Why did you call it Double Negative?
It’s a play on the concept in math, two negatives equal a positive. And in words, in literature, like ‘I’m not not here. You’re here!’ I remember at the time, after the election, there was a lot of discussion about people who were angry, and negative, and lashing out, and there were people going, ‘I don’t want to stoop to that level, and be negative’. There were lots of views on how to deal with things. ‘Is it productive for me to feel inspired or to feel frustrated’? ‘Is it productive to make art that is based on frustration, and negativity’? ‘Is it productive to be negative about something that is negative’? ‘Is it righteous to swing back’? ‘How many times do you turn the other cheek’? That kind of thing. I thought it was the perfect description. What is the proper reaction.

Does your Mormon faith inform your music?
It definitely affects it. For better or worse, religion can give you the language and concepts of your view of reality. ‘What am I doing here’? ‘Was I somewhere before’? ‘Am I going somewhere afterwards’? Religion provides some possibilities, to answer those questions, to give you a foundation to work with, and grappling with things.

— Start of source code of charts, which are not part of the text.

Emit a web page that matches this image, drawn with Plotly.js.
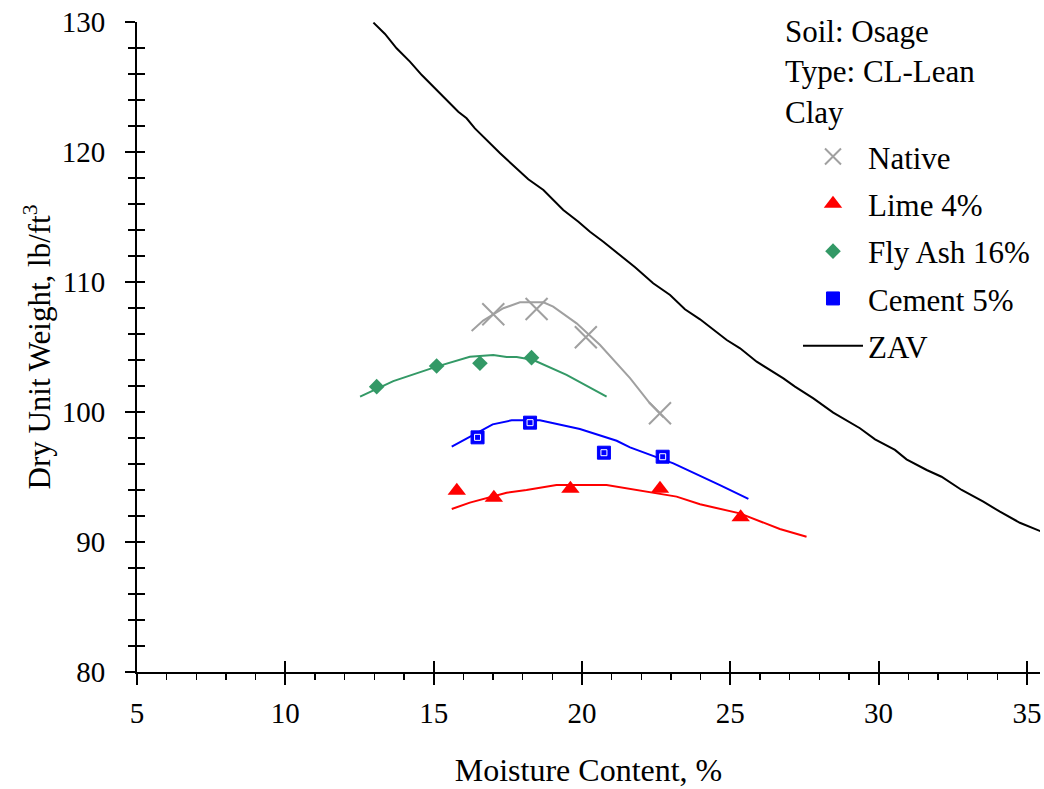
<!DOCTYPE html>
<html>
<head>
<meta charset="utf-8">
<script src="https://cdn.plot.ly/plotly-3.0.1.min.js"></script>
<style>html,body{margin:0;padding:0;background:#fff;}#chart{width:1044px;height:789px;}</style>
</head>
<body>
<div id="chart"></div>
<script>
// Native soil
var nativeW = [17.01, 18.47, 20.13, 22.63];
var nativeD = [107.52, 107.92, 105.75, 99.9];
var nativeCurveW = [16.28, 16.67, 17.35, 17.91, 18.70, 19.03, 19.82, 20.61, 21.62, 22.29, 22.75];
var nativeCurveD = [106.23, 107.03, 107.98, 108.44, 108.44, 108.1, 106.82, 105.15, 102.6, 100.67, 99.6];
// Lime 4%
var limeW = [15.78, 17.03, 19.61, 22.63, 25.35];
var limeD = [93.95, 93.4, 94.1, 94.1, 91.9];
var limeCurveW = [15.61, 16.22, 17.46, 18.13, 19.14, 20.83, 23.19, 23.98, 25.32, 26.67, 27.57];
var limeCurveD = [92.54, 93.03, 93.79, 94.0, 94.38, 94.38, 93.49, 92.9, 92.2, 91.0, 90.41];
// Fly Ash 16%
var flyW = [13.08, 15.10, 16.56, 18.30];
var flyD = [101.95, 103.54, 103.75, 104.18];
var flyCurveW = [12.52, 13.64, 15.10, 16.22, 17.01, 17.46, 17.80, 18.36, 19.48, 20.83];
var flyCurveD = [101.18, 102.38, 103.49, 104.25, 104.38, 104.23, 104.23, 104.0, 102.85, 101.18];
// Cement 5%
var cemW = [16.48, 18.25, 20.74, 22.72];
var cemD = [98.05, 99.18, 96.87, 96.56];
var cemCurveW = [15.61, 16.99, 17.63, 18.58, 19.93, 21.17, 21.62, 23.08, 24.65, 25.61];
var cemCurveD = [97.33, 99.05, 99.36, 99.36, 98.69, 97.79, 97.28, 96.05, 94.38, 93.31];
// Zero air voids line
var zavW = [12.97, 13.36, 13.75, 14.20, 14.60, 15.32, 15.83, 16.11, 16.39, 17.24, 17.68, 18.19, 18.70, 19.37, 19.88, 20.27, 20.72, 21.28, 21.79, 22.40, 22.97, 23.47, 23.98, 24.88, 25.33, 25.89, 26.79, 27.18, 27.80, 28.47, 29.37, 29.88, 30.55, 30.94, 31.62, 32.12, 32.80, 33.53, 34.09, 34.76, 35.38, 35.6];
var zavD = [129.95, 129.08, 127.98, 126.95, 125.92, 124.25, 123.10, 122.59, 121.82, 119.90, 119.0, 117.90, 117.08, 115.54, 114.64, 113.87, 113.10, 112.08, 111.13, 109.90, 109.0, 107.90, 107.13, 105.54, 104.90, 103.87, 102.59, 101.95, 101.05, 99.95, 98.75, 97.90, 97.08, 96.36, 95.54, 95.02, 94.0, 93.10, 92.33, 91.48, 90.87, 90.7];

var legendTitle = ["Soil: Osage", "Type: CL-Lean", "Clay"];
var xTitle = "Moisture Content, %";
var yTitle = "Dry Unit Weight, lb/ft<sup>3</sup>";

var FONT = '"Liberation Serif", "Times New Roman", serif';
var GRAY = '#A0A0A0', RED = '#FF0000', GREEN = '#339966', BLUE = '#0000FF';

var traces = [
  {x: nativeCurveW, y: nativeCurveD, mode: 'lines', line: {color: GRAY, width: 2}, showlegend: false, hoverinfo: 'skip'},
  {x: flyCurveW, y: flyCurveD, mode: 'lines', line: {color: GREEN, width: 2}, showlegend: false, hoverinfo: 'skip'},
  {x: cemCurveW, y: cemCurveD, mode: 'lines', line: {color: BLUE, width: 2}, showlegend: false, hoverinfo: 'skip'},
  {x: limeCurveW, y: limeCurveD, mode: 'lines', line: {color: RED, width: 2}, showlegend: false, hoverinfo: 'skip'},
  {x: zavW, y: zavD, mode: 'lines', name: 'ZAV', legendgroup: 'g5', legendrank: 5, line: {color: '#000000', width: 2}},
  {x: nativeW, y: nativeD, mode: 'markers', name: 'Native', legendgroup: 'g1', legendrank: 1,
   marker: {symbol: 'x-thin-open', size: 22, color: GRAY, line: {color: GRAY, width: 2}}},
  {x: limeW, y: limeD, mode: 'markers', name: 'Lime 4%', legendgroup: 'g2', legendrank: 2,
   marker: {symbol: 'triangle-up', size: 16, color: RED, line: {width: 0}}},
  {x: flyW, y: flyD, mode: 'markers', name: 'Fly Ash 16%', legendgroup: 'g3', legendrank: 3,
   marker: {symbol: 'diamond', size: 12, color: GREEN, line: {width: 0}}},
  {x: cemW, y: cemD, mode: 'markers', name: 'Cement 5%', legendgroup: 'g4', legendrank: 4,
   marker: {symbol: 'square', size: 13, color: BLUE, line: {color: BLUE, width: 1}}},
  {x: cemW, y: cemD, mode: 'markers', showlegend: false, hoverinfo: 'skip',
   marker: {symbol: 'square-open', size: 6, color: '#FFFFFF', line: {color: '#FFFFFF', width: 1}}},
  {x: [], y: [], xaxis: 'x2', yaxis: 'y2', showlegend: false, hoverinfo: 'skip'}
];

var xr = [5, 35.44], yr = [80, 130];
var layout = {
  width: 1044, height: 789,
  margin: {l: 137, r: 4, t: 22, b: 117},
  paper_bgcolor: '#FFFFFF', plot_bgcolor: '#FFFFFF',
  font: {family: FONT, size: 29, color: '#000000'},
  showlegend: true,
  legend: {x: 0.732, y: 0.834, xanchor: 'left', yanchor: 'top', bgcolor: 'rgba(0,0,0,0)', itemwidth: 60,
           font: {family: FONT, size: 31, color: '#000'}, tracegroupgap: 4, traceorder: 'grouped'},
  xaxis: {range: xr, tick0: 5, dtick: 5, ticks: 'outside', ticklen: 11, tickwidth: 2, tickcolor: '#000',
          showline: true, linewidth: 2, linecolor: '#000', showgrid: false, zeroline: false,
          ticklabelstandoff: 3, tickfont: {family: FONT, size: 29},
          minor: {dtick: 1, ticks: 'outside', ticklen: 6, tickwidth: 1.5, tickcolor: '#000', showgrid: false},
          title: {text: xTitle, font: {family: FONT, size: 32}, standoff: 31}},
  yaxis: {range: yr, tick0: 80, dtick: 10, ticks: 'outside', ticklen: 10, tickwidth: 2, tickcolor: '#000',
          showline: true, linewidth: 2, linecolor: '#000', showgrid: false, zeroline: false,
          ticklabelstandoff: 14, tickfont: {family: FONT, size: 29},
          minor: {dtick: 2, ticks: 'outside', ticklen: 7, tickwidth: 1.5, tickcolor: '#000', showgrid: false},
          title: {text: yTitle, font: {family: FONT, size: 31}, standoff: 2}},
  xaxis2: {range: xr, overlaying: 'x', anchor: 'y2', side: 'bottom', tick0: 5, dtick: 5, ticks: 'inside', ticklen: 11,
           tickwidth: 2, tickcolor: '#000', showticklabels: false, showgrid: false, zeroline: false, showline: false},
  yaxis2: {range: yr, overlaying: 'y', anchor: 'x2', side: 'left', tick0: 80, dtick: 10, ticks: 'inside', ticklen: 8,
           tickwidth: 2, tickcolor: '#000', showticklabels: false, showgrid: false, zeroline: false, showline: false,
           minor: {dtick: 2, ticks: 'inside', ticklen: 8, tickwidth: 1.5, tickcolor: '#000', showgrid: false}},
  annotations: [{text: legendTitle.join('<br>'), xref: 'paper', yref: 'paper', x: 0.7154, y: 1.015,
                 xanchor: 'left', yanchor: 'top', align: 'left', showarrow: false,
                 font: {family: FONT, size: 31, color: '#000'}}]
};

Plotly.newPlot('chart', traces, layout, {staticPlot: true, displayModeBar: false});
</script>
</body>
</html>
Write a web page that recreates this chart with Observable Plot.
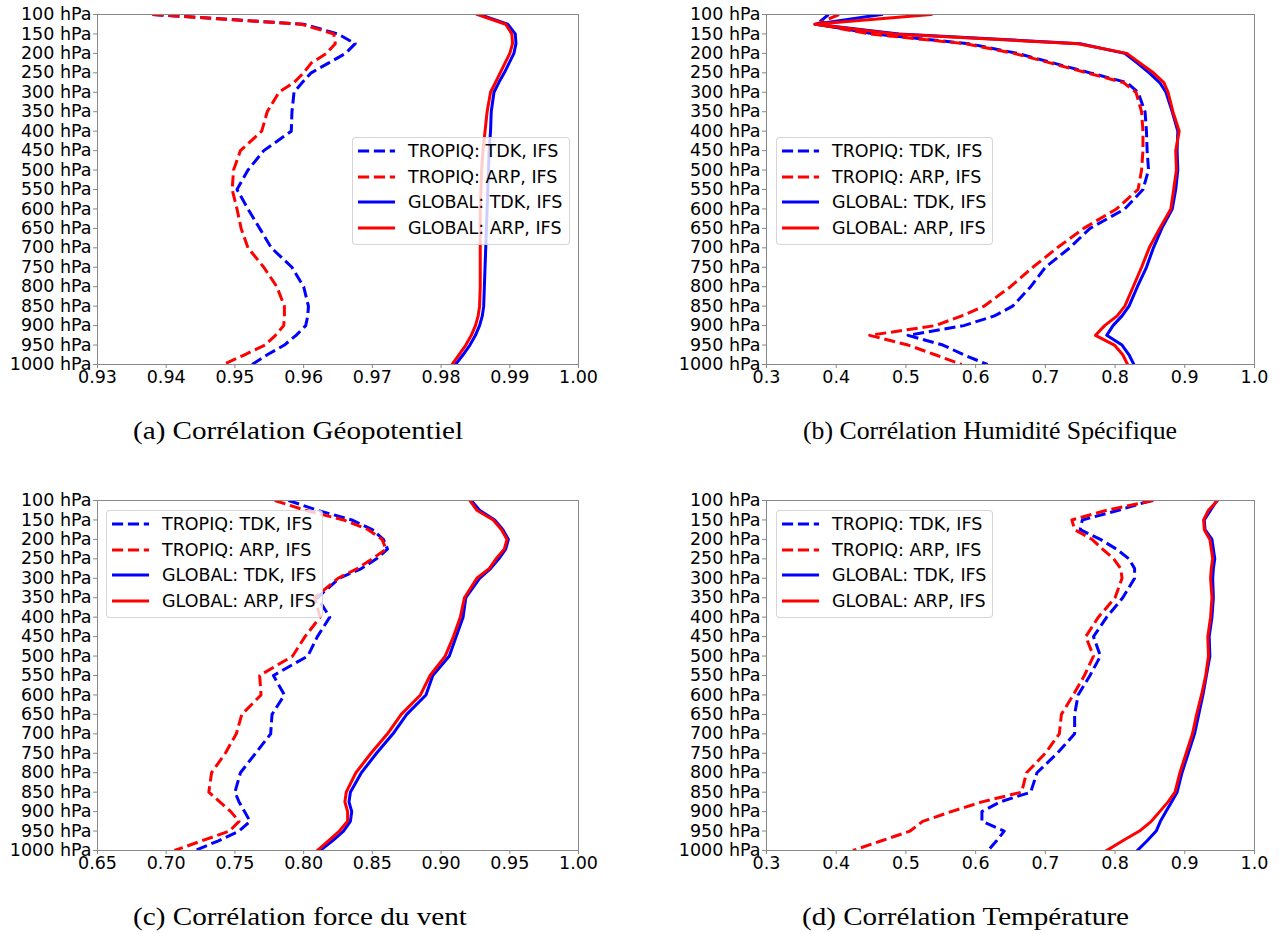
<!DOCTYPE html>
<html>
<head>
<meta charset="utf-8">
<script src="https://cdn.jsdelivr.net/npm/d3@7"></script>
<script src="https://cdn.jsdelivr.net/npm/@observablehq/plot@0.6"></script>
<style>
  html, body { margin: 0; padding: 0; background: #fff; }
  #root { position: relative; width: 1281px; height: 934px; background: #fff; overflow: hidden; }
  .panel { position: absolute; }
  .legend { position: absolute; background: rgba(255,255,255,0.8); border: 1px solid rgba(204,204,204,0.8); border-radius: 4px; box-sizing: border-box; font-family: "DejaVu Sans", sans-serif; font-size: 17.5px; color: #000; }
  .legend .row { position: absolute; left: 0; height: 20px; display: flex; align-items: center; white-space: nowrap; }
  .legend .row svg { margin-left: 5px; }
  .legend .row span { margin-left: 13px; line-height: 20px; }
</style>
</head>
<body>
<div id="root"></div>
<script>
// Pressure levels (hPa) where the curves are sampled
const levels = [100,125,150,175,200,225,250,275,300,350,400,450,500,550,600,650,700,750,800,850,875,900,925,950,975,1000];
const yTicks = [100,150,200,250,300,350,400,450,500,550,600,650,700,750,800,850,900,950,1000];

const seriesNames = ["TROPIQ: TDK, IFS", "TROPIQ: ARP, IFS", "GLOBAL: TDK, IFS", "GLOBAL: ARP, IFS"];

// (a) Corrélation Géopotentiel
const geoTropTDK = [0.938,0.960,0.965,0.9675,0.9661,0.9636,0.9611,0.9598,0.9586,0.9583,0.9582,0.9542,0.9519,0.9503,0.9519,0.9536,0.9553,0.9583,0.9600,0.9607,0.9606,0.9603,0.9589,0.9572,0.9547,0.9525];
const geoTropARP = [0.938,0.9597,0.9644,0.9646,0.9633,0.9611,0.9600,0.9586,0.9564,0.9547,0.9539,0.9508,0.9498,0.9496,0.9503,0.9509,0.9519,0.9542,0.9561,0.9572,0.9572,0.9571,0.9559,0.9544,0.9514,0.9483];
const geoGlobTDK = [0.9856,0.9897,0.9908,0.9909,0.9906,0.9899,0.9892,0.9884,0.9877,0.9873,0.9872,0.9870,0.9869,0.9868,0.9867,0.9866,0.9865,0.9864,0.9863,0.9862,0.9860,0.9856,0.9850,0.9842,0.9832,0.9821];
const geoGlobARP = [0.9853,0.9894,0.9903,0.9904,0.9900,0.9893,0.9886,0.9879,0.9872,0.9867,0.9864,0.9861,0.9859,0.9858,0.9857,0.9857,0.9857,0.9857,0.9857,0.9856,0.9854,0.9850,0.9844,0.9836,0.9826,0.9816];
const geoXTicks = [0.93,0.94,0.95,0.96,0.97,0.98,0.99,1.00];

// (b) Corrélation Humidité Spécifique
const humTropTDK = [0.389,0.372,0.455,0.590,0.660,0.712,0.764,0.817,0.833,0.843,0.845,0.846,0.848,0.840,0.814,0.764,0.735,0.700,0.679,0.653,0.627,0.583,0.503,0.553,0.583,0.617];
const humTropARP = [0.404,0.372,0.448,0.585,0.655,0.708,0.760,0.812,0.830,0.838,0.840,0.840,0.838,0.833,0.802,0.755,0.717,0.682,0.650,0.612,0.580,0.542,0.448,0.503,0.542,0.580];
const humGlobTDK = [0.465,0.370,0.490,0.750,0.814,0.832,0.849,0.864,0.873,0.882,0.890,0.889,0.890,0.887,0.882,0.867,0.855,0.845,0.832,0.820,0.810,0.797,0.788,0.810,0.820,0.827];
const humGlobARP = [0.536,0.369,0.483,0.747,0.817,0.836,0.855,0.870,0.876,0.883,0.892,0.887,0.888,0.884,0.880,0.864,0.849,0.838,0.826,0.814,0.803,0.785,0.772,0.799,0.811,0.818];
const humXTicks = [0.3,0.4,0.5,0.6,0.7,0.8,0.9,1.0];

// (c) Corrélation force du vent
const ventTropTDK = [0.789,0.810,0.835,0.850,0.858,0.861,0.853,0.842,0.826,0.810,0.819,0.810,0.803,0.778,0.786,0.777,0.776,0.765,0.754,0.750,0.753,0.757,0.761,0.753,0.738,0.721];
const ventTropARP = [0.779,0.801,0.829,0.847,0.857,0.860,0.850,0.839,0.825,0.808,0.812,0.801,0.792,0.768,0.769,0.755,0.751,0.743,0.733,0.731,0.739,0.747,0.753,0.746,0.726,0.706];
const ventGlobTDK = [0.922,0.928,0.939,0.945,0.949,0.947,0.942,0.936,0.928,0.918,0.916,0.911,0.906,0.894,0.889,0.875,0.865,0.853,0.842,0.834,0.833,0.835,0.834,0.829,0.821,0.812];
const ventGlobARP = [0.921,0.926,0.938,0.944,0.948,0.946,0.940,0.935,0.926,0.917,0.914,0.909,0.903,0.892,0.885,0.871,0.861,0.849,0.838,0.831,0.830,0.832,0.832,0.826,0.818,0.810];
const ventXTicks = [0.65,0.70,0.75,0.80,0.85,0.90,0.95,1.00];

// (d) Corrélation Température
const tempTropTDK = [0.852,0.805,0.753,0.750,0.779,0.802,0.820,0.828,0.828,0.811,0.788,0.769,0.779,0.764,0.747,0.742,0.742,0.717,0.688,0.679,0.635,0.609,0.609,0.641,0.630,0.618];
const tempTropARP = [0.855,0.788,0.738,0.742,0.767,0.782,0.798,0.808,0.810,0.800,0.776,0.758,0.769,0.756,0.740,0.723,0.720,0.700,0.673,0.666,0.609,0.565,0.524,0.506,0.465,0.424];
const tempGlobTDK = [0.946,0.937,0.928,0.929,0.939,0.941,0.943,0.941,0.940,0.941,0.939,0.935,0.936,0.931,0.926,0.920,0.914,0.905,0.896,0.889,0.881,0.873,0.865,0.859,0.846,0.832];
const tempGlobARP = [0.947,0.934,0.927,0.928,0.936,0.938,0.940,0.938,0.937,0.939,0.937,0.933,0.934,0.930,0.924,0.917,0.911,0.902,0.893,0.886,0.876,0.864,0.852,0.835,0.811,0.788];
const tempXTicks = [0.3,0.4,0.5,0.6,0.7,0.8,0.9,1.0];

const captions = ["(a) Corrélation Géopotentiel", "(b) Corrélation Humidité Spécifique", "(c) Corrélation force du vent", "(d) Corrélation Température"];

const styles = [
  {color: "#0000ff", dash: "11.1,4.8"},
  {color: "#ff0000", dash: "11.1,4.8"},
  {color: "#0000ff", dash: null},
  {color: "#ff0000", dash: null}
];

const panels = [
  {series: [geoTropTDK, geoTropARP, geoGlobTDK, geoGlobARP], xTicks: geoXTicks, fmt: 2, left: 0, top: 0, width: 640, ml: 97, mr: 62,
   legend: {left: 352, top: 137, w: 218, h: 108}, cap: {x: 133, y: 439, w: 330}},
  {series: [humTropTDK, humTropARP, humGlobTDK, humGlobARP], xTicks: humXTicks, fmt: 1, left: 640, top: 0, width: 641, ml: 126, mr: 27,
   legend: {left: 776, top: 137, w: 217, h: 108}, cap: {x: 803, y: 439, w: 374}},
  {series: [ventTropTDK, ventTropARP, ventGlobTDK, ventGlobARP], xTicks: ventXTicks, fmt: 2, left: 0, top: 486, width: 640, ml: 97, mr: 62,
   legend: {left: 106, top: 510, w: 217, h: 108}, cap: {x: 133, y: 925, w: 334}},
  {series: [tempTropTDK, tempTropARP, tempGlobTDK, tempGlobARP], xTicks: tempXTicks, fmt: 1, left: 640, top: 486, width: 641, ml: 126, mr: 27,
   legend: {left: 776, top: 510, w: 217, h: 108}, cap: {x: 802, y: 925, w: 327}}
];

const root = document.getElementById("root");

panels.forEach(pn => {
  const lineMarks = pn.series.map((arr, i) => {
    const data = levels.map((p, j) => ({p, v: arr[j]}));
    const st = styles[i];
    const opts = {x: "v", y: "p", stroke: st.color, strokeWidth: 3, clip: true, strokeLinejoin: "round", strokeLinecap: st.dash ? "butt" : "square"};
    if (st.dash) opts.strokeDasharray = st.dash;
    return Plot.line(data, opts);
  });
  const xd = [pn.xTicks[0], pn.xTicks[pn.xTicks.length - 1]];
  const chart = Plot.plot({
    width: pn.width,
    height: 400,
    marginLeft: pn.ml,
    marginRight: pn.mr,
    marginTop: 14,
    marginBottom: 36,
    style: {fontFamily: "DejaVu Sans, sans-serif", fontSize: "17.5px", color: "#000", background: "transparent", overflow: "visible"},
    x: {domain: xd, label: null},
    y: {domain: [100, 1000], reverse: true, label: null},
    marks: [
      ...lineMarks,
      Plot.frame({stroke: "#888", strokeWidth: 1}),
      Plot.axisX({ticks: pn.xTicks, tickFormat: d => d.toFixed(pn.fmt), tickSize: 4, tickPadding: 2, stroke: "#888", fill: "#000", label: null, fontSize: 17.5}),
      Plot.axisY({ticks: yTicks, tickFormat: d => `${d} hPa`, tickSize: 4, tickPadding: 2, stroke: "#888", fill: "#000", label: null, fontSize: 17.5})
    ]
  });
  chart.classList.add("panel");
  chart.style.left = pn.left + "px";
  chart.style.top = pn.top + "px";
  root.appendChild(chart);

  // legend
  const lg = document.createElement("div");
  lg.className = "legend";
  lg.style.left = pn.legend.left + "px";
  lg.style.top = pn.legend.top + "px";
  lg.style.width = pn.legend.w + "px";
  lg.style.height = pn.legend.h + "px";
  const rowOffsets = [14, 39.5, 65, 90.5];
  seriesNames.forEach((name, i) => {
    const row = document.createElement("div");
    row.className = "row";
    row.style.top = (rowOffsets[i] - 10 - 1) + "px";
    const st = styles[i];
    row.innerHTML = `<svg width="37" height="20"><line x1="0" x2="37" y1="10" y2="10" stroke="${st.color}" stroke-width="3" ${st.dash ? `stroke-dasharray="${st.dash}"` : ""}/></svg><span>${name}</span>`;
    lg.appendChild(row);
  });
  root.appendChild(lg);
});

// captions
const svgNS = "http://www.w3.org/2000/svg";
const capSvg = document.createElementNS(svgNS, "svg");
capSvg.setAttribute("width", 1281);
capSvg.setAttribute("height", 934);
capSvg.style.position = "absolute";
capSvg.style.left = "0px";
capSvg.style.top = "0px";
capSvg.style.pointerEvents = "none";
panels.forEach((pn, i) => {
  const t = document.createElementNS(svgNS, "text");
  t.setAttribute("x", pn.cap.x);
  t.setAttribute("y", pn.cap.y);
  t.setAttribute("textLength", pn.cap.w);
  t.setAttribute("lengthAdjust", "spacingAndGlyphs");
  t.setAttribute("font-family", "Liberation Serif, serif");
  t.setAttribute("font-size", "25");
  t.setAttribute("fill", "#000");
  t.textContent = captions[i];
  capSvg.appendChild(t);
});
root.appendChild(capSvg);
</script>
</body>
</html>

We are brothers and sisters, and that we came from a loving God, who wants us to figure shit out, and be nice to each other, and help each other, and learn how to control our own unique passions and weaknesses, and sometimes learn that you can’t. Sometimes the only hope is to hope, and trust there is a higher reckoning. All that stuff is deeply entwined in creativity. ‘How you are going to react to negativity and positivity’. It’s the same for any person, your concept of what is going on, even if you don’t know, is basically the foundation of anything you create, or anything you attempt to do in the world. If you got out of bed today, you must believe in something.